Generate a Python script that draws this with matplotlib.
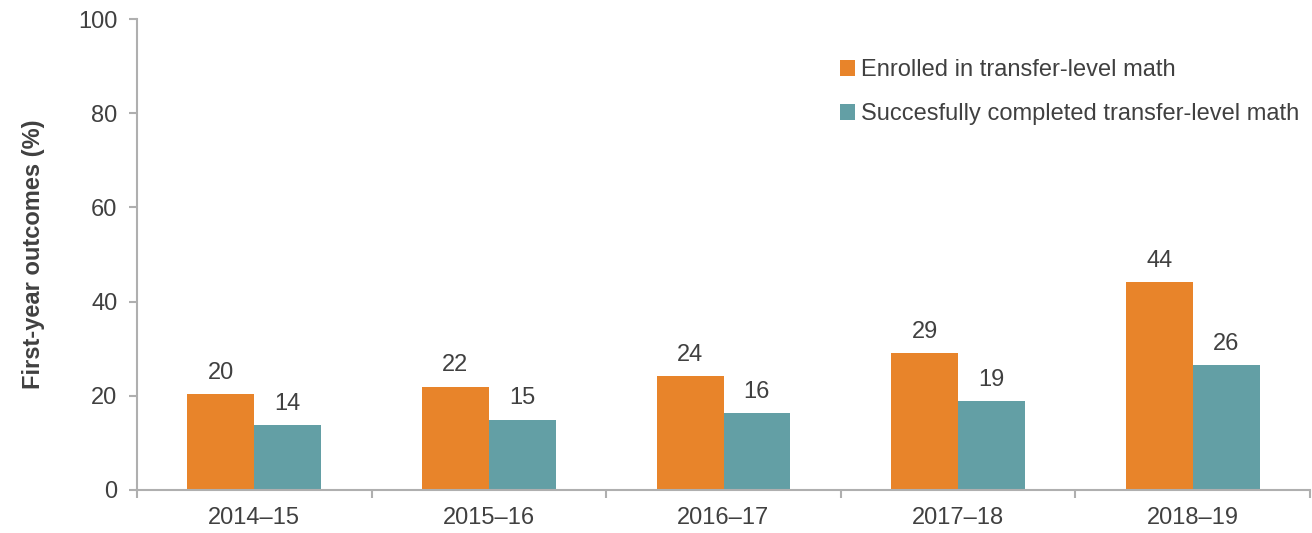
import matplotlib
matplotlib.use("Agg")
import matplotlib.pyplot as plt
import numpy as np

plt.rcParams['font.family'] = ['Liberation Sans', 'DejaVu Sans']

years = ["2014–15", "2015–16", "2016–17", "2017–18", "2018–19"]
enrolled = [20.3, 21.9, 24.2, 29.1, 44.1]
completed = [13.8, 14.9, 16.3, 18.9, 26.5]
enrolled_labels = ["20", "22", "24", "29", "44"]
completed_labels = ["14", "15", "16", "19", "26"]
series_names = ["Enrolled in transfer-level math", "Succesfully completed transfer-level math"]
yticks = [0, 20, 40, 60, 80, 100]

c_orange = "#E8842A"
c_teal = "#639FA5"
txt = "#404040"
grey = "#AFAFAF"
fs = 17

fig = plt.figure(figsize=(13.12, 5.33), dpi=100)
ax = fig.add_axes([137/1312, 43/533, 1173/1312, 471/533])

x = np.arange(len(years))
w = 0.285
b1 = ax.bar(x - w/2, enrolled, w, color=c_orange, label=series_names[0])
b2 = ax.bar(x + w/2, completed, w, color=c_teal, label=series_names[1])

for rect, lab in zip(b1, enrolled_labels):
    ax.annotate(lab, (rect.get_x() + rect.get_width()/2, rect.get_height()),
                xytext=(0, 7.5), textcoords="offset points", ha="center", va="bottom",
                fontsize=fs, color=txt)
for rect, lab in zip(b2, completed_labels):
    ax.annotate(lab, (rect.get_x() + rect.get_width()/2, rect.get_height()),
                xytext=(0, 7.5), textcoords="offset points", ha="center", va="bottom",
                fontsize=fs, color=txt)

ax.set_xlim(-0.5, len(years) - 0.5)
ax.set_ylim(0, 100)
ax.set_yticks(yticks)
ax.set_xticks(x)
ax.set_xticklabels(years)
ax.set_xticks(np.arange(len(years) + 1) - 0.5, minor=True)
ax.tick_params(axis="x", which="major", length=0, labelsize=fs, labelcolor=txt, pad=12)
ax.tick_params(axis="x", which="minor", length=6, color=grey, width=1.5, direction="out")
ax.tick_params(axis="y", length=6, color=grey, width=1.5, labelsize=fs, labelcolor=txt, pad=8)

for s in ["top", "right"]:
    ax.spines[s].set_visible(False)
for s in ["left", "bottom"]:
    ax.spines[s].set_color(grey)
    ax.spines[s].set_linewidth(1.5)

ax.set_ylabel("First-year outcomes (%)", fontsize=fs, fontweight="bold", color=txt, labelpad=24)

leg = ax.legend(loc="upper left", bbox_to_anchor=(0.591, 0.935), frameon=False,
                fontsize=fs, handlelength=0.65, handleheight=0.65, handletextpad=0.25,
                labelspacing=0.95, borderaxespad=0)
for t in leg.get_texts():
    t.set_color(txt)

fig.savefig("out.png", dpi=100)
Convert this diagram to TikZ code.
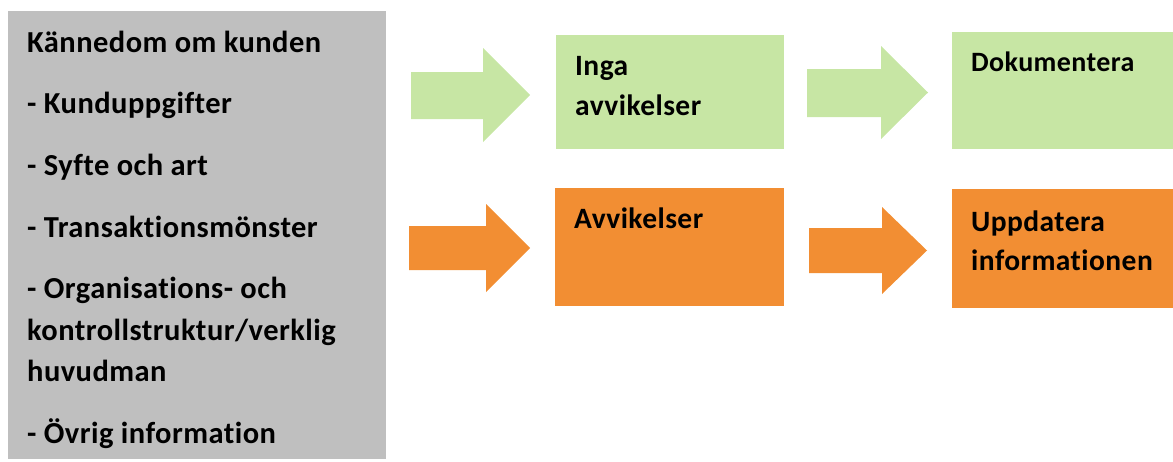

################

**Task goal**
Everything from the first line to the line with "plt.rcParams['font.family'] = ['Liberation" must be repeated exactly, and nothing else. Leave the pictures out.

**Solution to this task**
Generate a Python script that draws this with matplotlib.
import matplotlib
matplotlib.use("Agg")
import matplotlib.pyplot as plt
import numpy as np

plt.rcParams['font.family'] = ['Liberation Sans', 'DejaVu Sans']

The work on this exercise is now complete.